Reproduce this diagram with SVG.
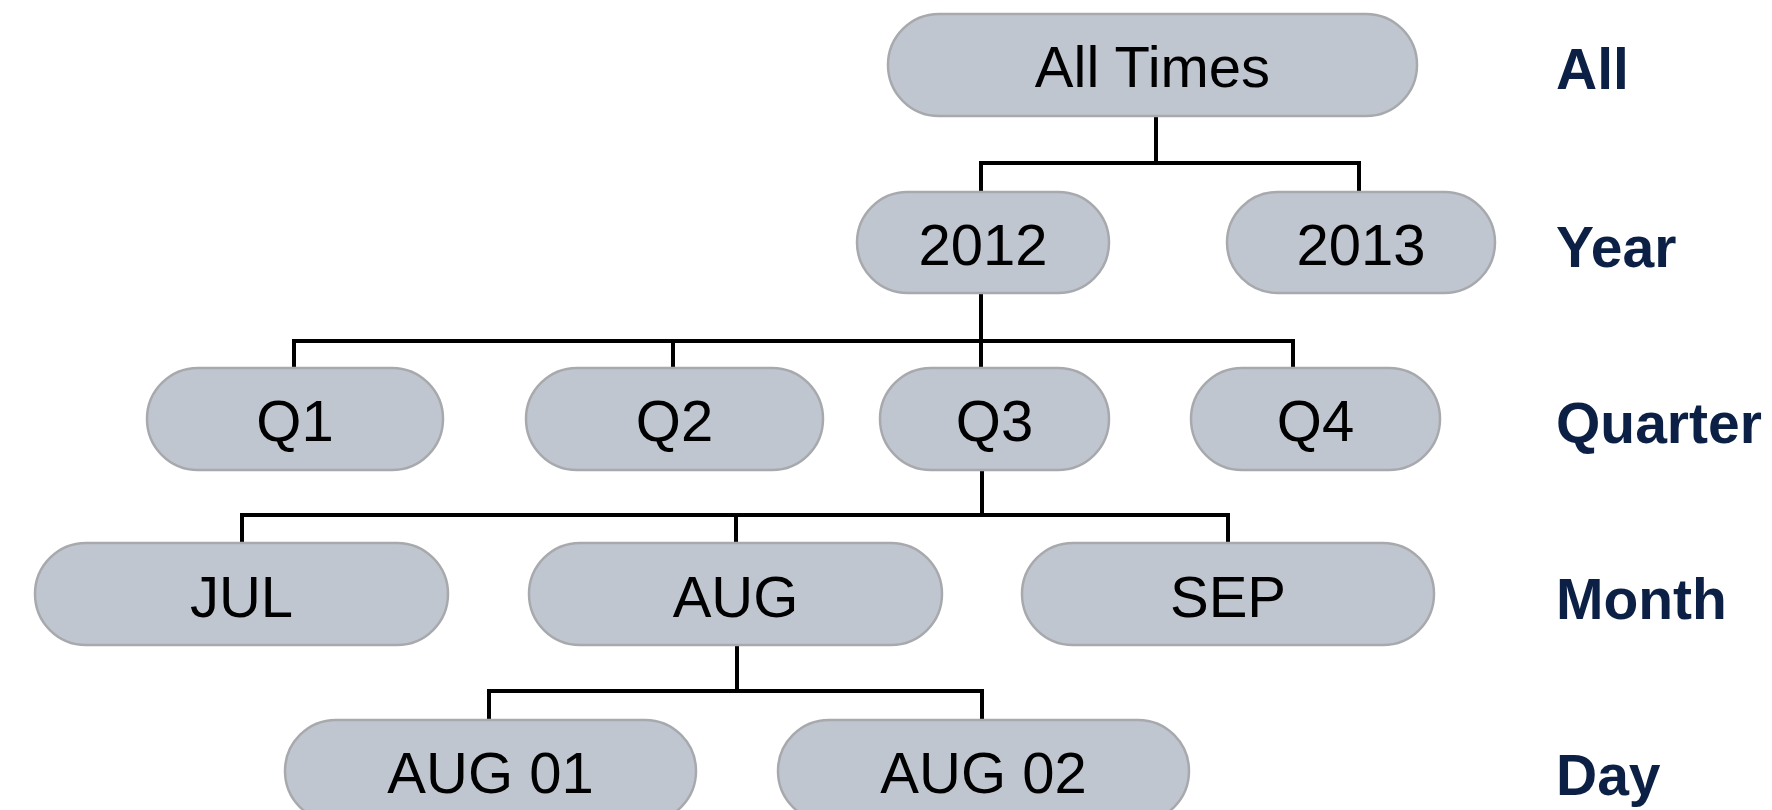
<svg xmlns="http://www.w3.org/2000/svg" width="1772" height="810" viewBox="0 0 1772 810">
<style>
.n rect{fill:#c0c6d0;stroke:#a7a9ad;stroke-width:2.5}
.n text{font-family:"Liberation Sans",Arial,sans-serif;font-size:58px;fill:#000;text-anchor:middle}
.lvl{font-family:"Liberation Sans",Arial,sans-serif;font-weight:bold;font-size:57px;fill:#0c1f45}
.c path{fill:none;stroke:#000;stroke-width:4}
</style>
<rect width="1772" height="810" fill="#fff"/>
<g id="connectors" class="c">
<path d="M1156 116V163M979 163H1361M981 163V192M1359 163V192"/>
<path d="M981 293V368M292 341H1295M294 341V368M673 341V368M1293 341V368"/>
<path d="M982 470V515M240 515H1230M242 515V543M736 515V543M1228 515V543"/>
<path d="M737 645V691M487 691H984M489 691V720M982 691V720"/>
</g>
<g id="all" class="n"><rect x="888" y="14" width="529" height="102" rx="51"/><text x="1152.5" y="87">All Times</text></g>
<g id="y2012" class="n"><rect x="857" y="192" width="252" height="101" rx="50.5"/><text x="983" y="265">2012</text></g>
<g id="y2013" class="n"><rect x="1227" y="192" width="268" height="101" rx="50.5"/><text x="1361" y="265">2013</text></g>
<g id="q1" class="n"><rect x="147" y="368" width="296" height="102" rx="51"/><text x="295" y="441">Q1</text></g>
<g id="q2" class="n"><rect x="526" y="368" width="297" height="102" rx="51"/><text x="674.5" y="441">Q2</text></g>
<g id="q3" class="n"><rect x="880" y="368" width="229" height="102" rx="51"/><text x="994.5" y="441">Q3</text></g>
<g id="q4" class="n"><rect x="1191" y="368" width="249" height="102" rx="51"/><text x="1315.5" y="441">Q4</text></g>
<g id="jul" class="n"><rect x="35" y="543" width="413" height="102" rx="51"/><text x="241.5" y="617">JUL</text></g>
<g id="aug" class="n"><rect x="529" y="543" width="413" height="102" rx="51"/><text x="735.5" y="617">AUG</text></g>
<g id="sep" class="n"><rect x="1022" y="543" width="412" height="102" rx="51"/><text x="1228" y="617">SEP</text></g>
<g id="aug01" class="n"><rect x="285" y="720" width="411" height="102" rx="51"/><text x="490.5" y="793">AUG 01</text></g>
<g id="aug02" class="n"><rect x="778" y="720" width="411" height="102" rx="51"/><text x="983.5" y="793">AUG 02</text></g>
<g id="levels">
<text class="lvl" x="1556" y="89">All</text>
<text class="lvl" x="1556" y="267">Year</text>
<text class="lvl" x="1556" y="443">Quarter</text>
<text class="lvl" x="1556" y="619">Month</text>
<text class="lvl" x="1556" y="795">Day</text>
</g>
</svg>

· · · · · · ·

• **GIVEN EXERCISE**: Quote all the lines above exactly as given. Do not include the pictures.

• **SOLUTION TO THE EXERCISE**:
Reproduce this diagram with SVG.
<svg xmlns="http://www.w3.org/2000/svg" width="1772" height="810" viewBox="0 0 1772 810">
<style>
.n rect{fill:#c0c6d0;stroke:#a7a9ad;stroke-width:2.5}
.n text{font-family:"Liberation Sans",Arial,sans-serif;font-size:58px;fill:#000;text-anchor:middle}
.lvl{font-family:"Liberation Sans",Arial,sans-serif;font-weight:bold;font-size:57px;fill:#0c1f45}
.c path{fill:none;stroke:#000;stroke-width:4}
</style>
<rect width="1772" height="810" fill="#fff"/>
<g id="connectors" class="c">
<path d="M1156 116V163M979 163H1361M981 163V192M1359 163V192"/>
<path d="M981 293V368M292 341H1295M294 341V368M673 341V368M1293 341V368"/>
<path d="M982 470V515M240 515H1230M242 515V543M736 515V543M1228 515V543"/>
<path d="M737 645V691M487 691H984M489 691V720M982 691V720"/>
</g>
<g id="all" class="n"><rect x="888" y="14" width="529" height="102" rx="51"/><text x="1152.5" y="87">All Times</text></g>
<g id="y2012" class="n"><rect x="857" y="192" width="252" height="101" rx="50.5"/><text x="983" y="265">2012</text></g>
<g id="y2013" class="n"><rect x="1227" y="192" width="268" height="101" rx="50.5"/><text x="1361" y="265">2013</text></g>
<g id="q1" class="n"><rect x="147" y="368" width="296" height="102" rx="51"/><text x="295" y="441">Q1</text></g>
<g id="q2" class="n"><rect x="526" y="368" width="297" height="102" rx="51"/><text x="674.5" y="441">Q2</text></g>
<g id="q3" class="n"><rect x="880" y="368" width="229" height="102" rx="51"/><text x="994.5" y="441">Q3</text></g>
<g id="q4" class="n"><rect x="1191" y="368" width="249" height="102" rx="51"/><text x="1315.5" y="441">Q4</text></g>
<g id="jul" class="n"><rect x="35" y="543" width="413" height="102" rx="51"/><text x="241.5" y="617">JUL</text></g>
<g id="aug" class="n"><rect x="529" y="543" width="413" height="102" rx="51"/><text x="735.5" y="617">AUG</text></g>
<g id="sep" class="n"><rect x="1022" y="543" width="412" height="102" rx="51"/><text x="1228" y="617">SEP</text></g>
<g id="aug01" class="n"><rect x="285" y="720" width="411" height="102" rx="51"/><text x="490.5" y="793">AUG 01</text></g>
<g id="aug02" class="n"><rect x="778" y="720" width="411" height="102" rx="51"/><text x="983.5" y="793">AUG 02</text></g>
<g id="levels">
<text class="lvl" x="1556" y="89">All</text>
<text class="lvl" x="1556" y="267">Year</text>
<text class="lvl" x="1556" y="443">Quarter</text>
<text class="lvl" x="1556" y="619">Month</text>
<text class="lvl" x="1556" y="795">Day</text>
</g>
</svg>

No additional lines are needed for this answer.